Chilton likes Trump’s plan to build a wall, but he thinks more could be done right now by the Border Patrol to beef up enforcement at the remote sites where people cross the border all the time, often ending up in distress.
“If they secured the border,” he said, “people would not be dying on our ranch, people wouldn’t be raped, people wouldn’t be attacked, beaten up. We have had all of that on our ranch.”
Border efforts
U.S. Customs and Border Patrol agents are charged with preventing illegal entries and all forms of smuggling, but they also go after rapists and bandits and provide first aid to injured migrants. Paul Beeson, chief of the U.S. Border Patrol’s Tucson Sector, told VOA the border is not being neglected.
“We do have, on any given day, Border Patrol agents deployed all along the southwest border in the Tucson Sector,” he said.

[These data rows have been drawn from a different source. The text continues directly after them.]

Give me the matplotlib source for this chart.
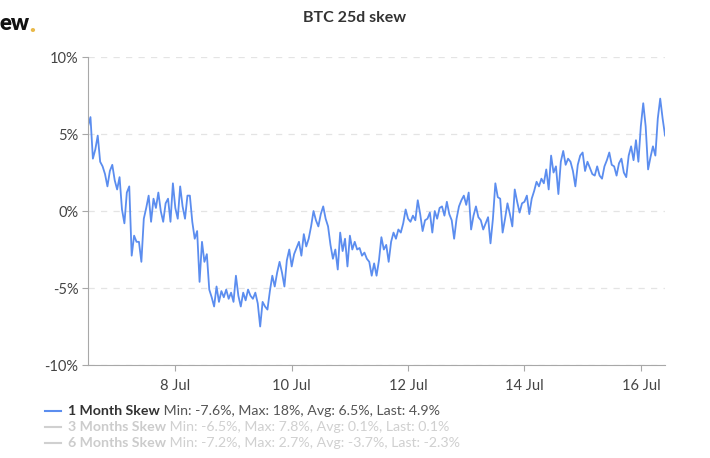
import pandas as pd
import matplotlib
matplotlib.use('Agg')
import matplotlib.pyplot as plt
import matplotlib.dates as mdates
from matplotlib.ticker import FuncFormatter

plt.rcParams['font.family'] = ['Lato', 'DejaVu Sans']

# 1 Month Skew, hourly values (%), from 6 Jul 12:00
skew_1m = [
    5.5, 6.1, 3.4, 4.0, 4.9, 3.2, 2.9, 2.4, 1.6, 2.6, 3.0, 2.0,
    1.4, 2.2, 0.1, -0.8, 1.2, 1.6, -2.9, -1.6, -2.0, -2.0, -3.3, -0.5,
    0.2, 1.0, -0.7, 0.8, 0.2, 1.2, 0.0, -0.7, 0.5, 0.8, -0.7, 1.8,
    0.2, -0.5, 1.6, 0.3, -0.5, 1.0, 1.0, -0.7, -1.8, -1.3, -4.6, -2.0,
    -3.3, -2.8, -5.1, -5.6, -6.2, -4.9, -5.9, -5.2, -5.6, -5.1, -5.7, -5.3,
    -5.9, -4.2, -5.5, -6.2, -5.3, -5.8, -5.1, -5.5, -5.7, -5.3, -6.0, -7.5,
    -5.9, -6.2, -6.4, -5.2, -4.2, -4.9, -4.0, -3.3, -4.0, -4.9, -3.2, -2.5,
    -3.6, -2.8, -2.4, -2.0, -2.9, -1.5, -2.3, -1.8, -1.0, 0.0, -0.6, -1.0,
    -0.2, 0.3, -0.5, -1.0, -2.2, -3.1, -2.5, -3.8, -1.4, -2.6, -1.8, -3.6,
    -1.6, -2.5, -2.0, -2.5, -2.4, -2.9, -2.7, -3.1, -3.3, -4.2, -3.4, -4.2,
    -3.2, -1.7, -2.5, -2.2, -3.3, -2.0, -1.4, -1.8, -1.2, -1.4, -0.8, 0.1,
    -0.5, -0.7, -0.3, -0.6, 0.7, -0.2, -1.3, -0.6, -0.5, -0.1, -1.4, 0.0,
    -0.5, 0.2, 0.3, -0.3, 0.6, -0.2, -0.6, -1.8, -0.5, 0.3, 0.7, 1.0,
    0.4, 1.2, -1.2, -0.3, 0.3, -0.4, -0.6, -1.2, -0.8, -0.4, -2.1, -0.5,
    1.8, 0.9, 0.8, -1.4, -0.5, 0.5, -0.2, -1.0, 1.4, 0.6, -0.1, 0.5,
    0.6, 1.0, -0.2, 0.8, 1.3, 1.9, 1.6, 2.1, 1.8, 2.7, 1.4, 3.6,
    2.5, 2.9, 1.1, 3.2, 3.9, 3.0, 3.4, 3.2, 2.6, 1.6, 3.0, 3.6,
    3.8, 2.6, 3.2, 2.8, 2.4, 2.3, 2.9, 2.3, 2.1, 2.9, 3.3, 3.8,
    3.0, 2.9, 2.3, 3.1, 3.4, 2.5, 2.2, 3.6, 4.2, 3.3, 4.6, 3.2,
    5.5, 7.0, 5.5, 2.7, 3.5, 4.2, 3.6, 6.0, 7.3, 6.0, 4.9,
]
times = pd.date_range('2020-07-06 12:00', periods=len(skew_1m), freq='h')

legend_names = ['1 Month Skew', '3 Months Skew', '6 Months Skew']
legend_stats = ['Min: -7.6%, Max: 18%, Avg: 6.5%, Last: 4.9%',
                'Min: -6.5%, Max: 7.8%, Avg: 0.1%, Last: 0.1%',
                'Min: -7.2%, Max: 2.7%, Avg: -3.7%, Last: -2.3%']

fig = plt.figure(figsize=(7.1, 4.58), dpi=100)
ax = fig.add_axes([0.124, 0.203, 0.8127, 0.6725])

ax.plot(times, skew_1m, color='#5b8def', lw=1.3)

ax.set_ylim(-10, 10)
ax.set_yticks([-10, -5, 0, 5, 10])
ax.yaxis.set_major_formatter(FuncFormatter(lambda v, p: f'{v:.0f}%'))
ax.set_xlim(times[0], times[-1])
ax.xaxis.set_major_locator(mdates.DayLocator(bymonthday=[8, 10, 12, 14, 16]))
ax.xaxis.set_major_formatter(mdates.DateFormatter('%-d %b'))

ax.grid(axis='y', color='#e4e4e4', ls=(0, (5, 5)), lw=0.9)
ax.set_axisbelow(True)
for s in ['top', 'right']:
    ax.spines[s].set_visible(False)
for s in ['left', 'bottom']:
    ax.spines[s].set_color('#a8a8a8')
ax.tick_params(colors='#a8a8a8', labelcolor='#444444', labelsize=10.5, length=4)
ax.tick_params(axis='y', pad=3)
ax.tick_params(axis='x', pad=6)

fig.text(0.5, 0.96, 'BTC 25d skew', ha='center', va='center',
         fontsize=11.5, fontweight='bold', color='#333333')

# logo (cut off at the left edge in the source)
fig.text(0.0, 0.948, 'ew', ha='left', va='center', fontsize=16,
         fontweight='heavy', color='#111111')
fig.text(0.041, 0.945, '.', ha='left', va='center', fontsize=18,
         fontweight='heavy', color='#e9b949')

# legend
colors = ['#5b8def', '#d0d0d0', '#d0d0d0']
name_colors = ['#333333', '#cccccc', '#cccccc']
stat_colors = ['#555555', '#d0d0d0', '#d0d0d0']
ys = [411, 427, 443]
for name, stat, c, nc, sc, y in zip(legend_names, legend_stats, colors,
                                    name_colors, stat_colors, ys):
    fy = 1 - y / 458
    fig.add_artist(plt.Line2D([45 / 710, 61 / 710], [fy, fy], color=c, lw=1.5))
    t = fig.text(68 / 710, fy, name, ha='left', va='center', fontsize=10.2,
                 fontweight='bold', color=nc)
    ax.annotate(' ' + stat, xy=(1, 0.5), xycoords=t, ha='left', va='center',
                fontsize=10.2, color=sc, annotation_clip=False)

fig.savefig('out.png', dpi=100)
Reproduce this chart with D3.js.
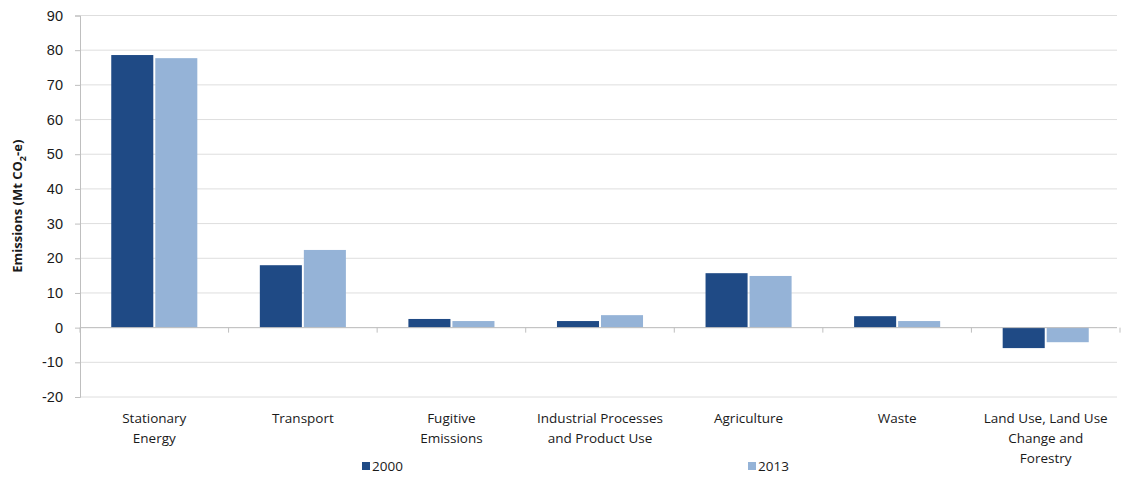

In addition, Beeson said, the Border Patrol utilizes everything from horseback agents to helicopters to secure the border. But, he said, smugglers also are equipped with sophisticated resources that help them avoid capture.
“There are individuals who are sitting up on the high points on the mountains around here and doing countersurveillance on us, watching our activities,” he said.
Opinions differ
But the question of what to do about border security divides opinions in southern Arizona as much as the walls, fences and other barriers divide one country from another at the border.

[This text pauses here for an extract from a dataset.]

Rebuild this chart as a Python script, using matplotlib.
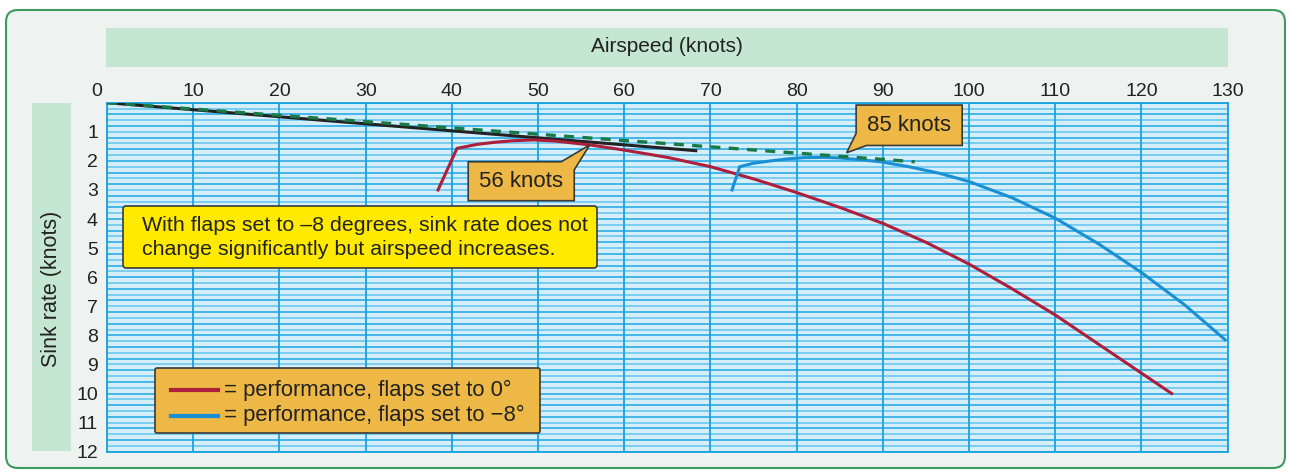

The Reverend Randy Mayer of the Good Shepherd Church in Sahuarita, Arizona, said the security measures implemented on the border in recent years, including the big barrier he calls “the wall,” have needlessly offended Mexicans and diminished the trade and commerce that might have flourished there.
Standing near the barrier, Mayer said, “This wall signifies a lack of respect for our neighbors and people we should be embracing and building bridges toward.”
Local ranchers, business owners and civic leaders also favor better relations at the border and less strident rhetoric about the situation there. But most of them also stress the need to enforce U.S. laws and to keep residents safe.